- _DATA PROVIDED_:
# # # #

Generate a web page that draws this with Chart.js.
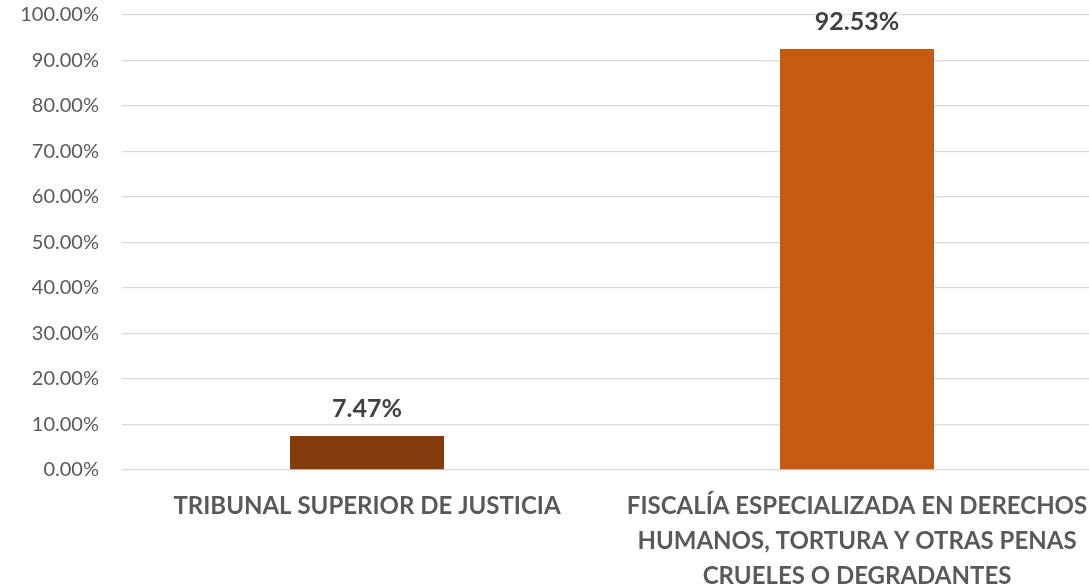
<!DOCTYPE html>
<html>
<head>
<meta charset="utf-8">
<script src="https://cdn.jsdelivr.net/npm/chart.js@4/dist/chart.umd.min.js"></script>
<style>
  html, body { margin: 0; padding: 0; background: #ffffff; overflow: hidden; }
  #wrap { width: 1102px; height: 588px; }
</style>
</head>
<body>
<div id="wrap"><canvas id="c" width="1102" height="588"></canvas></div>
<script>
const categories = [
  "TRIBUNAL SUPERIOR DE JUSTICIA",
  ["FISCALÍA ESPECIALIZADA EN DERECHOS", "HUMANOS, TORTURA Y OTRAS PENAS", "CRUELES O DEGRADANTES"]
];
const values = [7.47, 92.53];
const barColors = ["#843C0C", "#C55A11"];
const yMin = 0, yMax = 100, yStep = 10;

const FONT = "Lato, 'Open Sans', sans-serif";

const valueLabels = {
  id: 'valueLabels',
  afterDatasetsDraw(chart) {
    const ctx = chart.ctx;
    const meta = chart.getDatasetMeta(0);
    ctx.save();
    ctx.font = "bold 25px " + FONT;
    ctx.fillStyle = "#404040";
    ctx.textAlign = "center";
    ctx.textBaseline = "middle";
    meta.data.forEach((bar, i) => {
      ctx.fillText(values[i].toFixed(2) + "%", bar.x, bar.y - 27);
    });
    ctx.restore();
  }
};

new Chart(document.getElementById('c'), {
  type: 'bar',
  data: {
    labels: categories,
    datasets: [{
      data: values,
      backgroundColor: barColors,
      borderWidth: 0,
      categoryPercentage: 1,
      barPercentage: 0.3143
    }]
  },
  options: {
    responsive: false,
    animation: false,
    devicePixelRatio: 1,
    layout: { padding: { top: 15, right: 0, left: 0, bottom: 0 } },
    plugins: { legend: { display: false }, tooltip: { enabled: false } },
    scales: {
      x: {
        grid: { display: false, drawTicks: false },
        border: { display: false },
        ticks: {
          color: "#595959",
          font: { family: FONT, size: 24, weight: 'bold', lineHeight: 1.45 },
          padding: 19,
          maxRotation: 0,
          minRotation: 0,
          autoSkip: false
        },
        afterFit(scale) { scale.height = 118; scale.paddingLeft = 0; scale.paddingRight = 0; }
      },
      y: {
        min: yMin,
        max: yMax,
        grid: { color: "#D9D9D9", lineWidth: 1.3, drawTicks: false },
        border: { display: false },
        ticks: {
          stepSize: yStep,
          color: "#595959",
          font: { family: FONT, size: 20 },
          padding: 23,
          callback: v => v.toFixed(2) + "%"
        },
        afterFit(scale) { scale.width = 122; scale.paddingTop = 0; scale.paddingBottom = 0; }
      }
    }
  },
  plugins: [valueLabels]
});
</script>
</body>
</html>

# # # #

- _TASK STATEMENT_: Reproduce the material above in full, exactly, with no images.

- _RESPONSE TO THE EXERCISE_:
Generate a web page that draws this with Chart.js.
<!DOCTYPE html>
<html>
<head>
<meta charset="utf-8">
<script src="https://cdn.jsdelivr.net/npm/chart.js@4/dist/chart.umd.min.js"></script>
<style>
  html, body { margin: 0; padding: 0; background: #ffffff; overflow: hidden; }
  #wrap { width: 1102px; height: 588px; }
</style>
</head>
<body>
<div id="wrap"><canvas id="c" width="1102" height="588"></canvas></div>
<script>
const categories = [
  "TRIBUNAL SUPERIOR DE JUSTICIA",
  ["FISCALÍA ESPECIALIZADA EN DERECHOS", "HUMANOS, TORTURA Y OTRAS PENAS", "CRUELES O DEGRADANTES"]
];
const values = [7.47, 92.53];
const barColors = ["#843C0C", "#C55A11"];
const yMin = 0, yMax = 100, yStep = 10;

const FONT = "Lato, 'Open Sans', sans-serif";

const valueLabels = {
  id: 'valueLabels',
  afterDatasetsDraw(chart) {
    const ctx = chart.ctx;
    const meta = chart.getDatasetMeta(0);
    ctx.save();
    ctx.font = "bold 25px " + FONT;
    ctx.fillStyle = "#404040";
    ctx.textAlign = "center";
    ctx.textBaseline = "middle";
    meta.data.forEach((bar, i) => {
      ctx.fillText(values[i].toFixed(2) + "%", bar.x, bar.y - 27);
    });
    ctx.restore();
  }
};

new Chart(document.getElementById('c'), {
  type: 'bar',
  data: {
    labels: categories,
    datasets: [{
      data: values,
      backgroundColor: barColors,
      borderWidth: 0,
      categoryPercentage: 1,
      barPercentage: 0.3143
    }]
  },
  options: {
    responsive: false,
    animation: false,
    devicePixelRatio: 1,
    layout: { padding: { top: 15, right: 0, left: 0, bottom: 0 } },
    plugins: { legend: { display: false }, tooltip: { enabled: false } },
    scales: {
      x: {
        grid: { display: false, drawTicks: false },
        border: { display: false },
        ticks: {
          color: "#595959",
          font: { family: FONT, size: 24, weight: 'bold', lineHeight: 1.45 },
          padding: 19,
          maxRotation: 0,
          minRotation: 0,
          autoSkip: false
        },
        afterFit(scale) { scale.height = 118; scale.paddingLeft = 0; scale.paddingRight = 0; }
      },
      y: {
        min: yMin,
        max: yMax,
        grid: { color: "#D9D9D9", lineWidth: 1.3, drawTicks: false },
        border: { display: false },
        ticks: {
          stepSize: yStep,
          color: "#595959",
          font: { family: FONT, size: 20 },
          padding: 23,
          callback: v => v.toFixed(2) + "%"
        },
        afterFit(scale) { scale.width = 122; scale.paddingTop = 0; scale.paddingBottom = 0; }
      }
    }
  },
  plugins: [valueLabels]
});
</script>
</body>
</html>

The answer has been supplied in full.